- Birth name: John Edward Longstaff
- Born: 10 October 1919 Stockton-on-Tees, England
- Died: 2000
- Known for: Anti-fascist activism
- Conflicts: Spanish Civil War Second World War
- Spouse: Pauline

= Johnny Longstaff =

English anti-fascist activist (1919–2000)

John Edward Longstaff (1919-2000) was an English anti-fascist activist and soldier, who served with the International Brigades in Spain and later with the British Army during the Second World War.

== History ==
Born in Stockton-on-Tees in October 1919, his early life was marked by poverty. He recalled begging for bread from workers leaving the factories. He left school and worked in a foundry before being injured by hot metal, finding himself unemployed after recovery.

At the age of 15 he joined the 1934 hunger march to London.
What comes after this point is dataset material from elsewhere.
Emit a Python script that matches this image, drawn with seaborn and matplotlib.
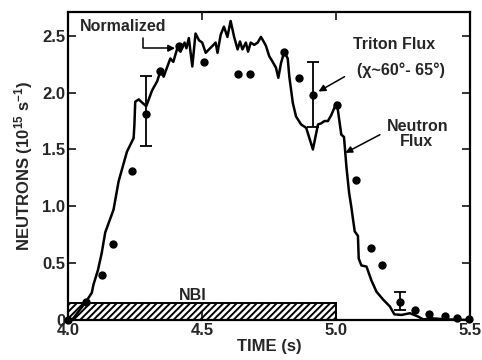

Despite initially being refused due to his age, he followed the march at a distance for a few days before being taken in. On arrival in London he witnessed police attacks on the march at Hyde Park. He found work and was involved in an industrial dispute around the YMCA in Tooting, which led to his involvement in organised labour movement politics.

He played a part in the Battle of Cable Street where he says he first heard the words No Pasaran and learned of the war in Spain. He enlisted in the 15th International Brigade and left for Spain in September 1937. He fought in the Battle of Jarama and the July 1938 crossing of the Ebro, attempting to recapture Gandesa. He was with Lewis Clive when he died. On 24 August, while defending Hill 666 in the Serra de Pàndols near Gandesa under artillery bombardment and an attack by two rebel battalions, Longstaff was severely wounded and temporarily blinded.

He returned to the UK soon before the outbreak of the Second World War. He enlisted, despite being rejected at first because of his experience in Spain, and fought in North Africa and Italy, including the Battle of El Alamein and Monte Cassino. He became a sergeant and was awarded for gallantry.

He married Pauline in 1940, raised a family and worked as a civil servant after the war.

Longstaff's wartime memories were recorded by the Imperial War Museum in 1984 and 1988. He died in 2000.

Longstaff came to public prominence in 2019 when his life inspired a musical theatre production, The Ballad of Johnny Longstaff, by folk singers The Young'uns.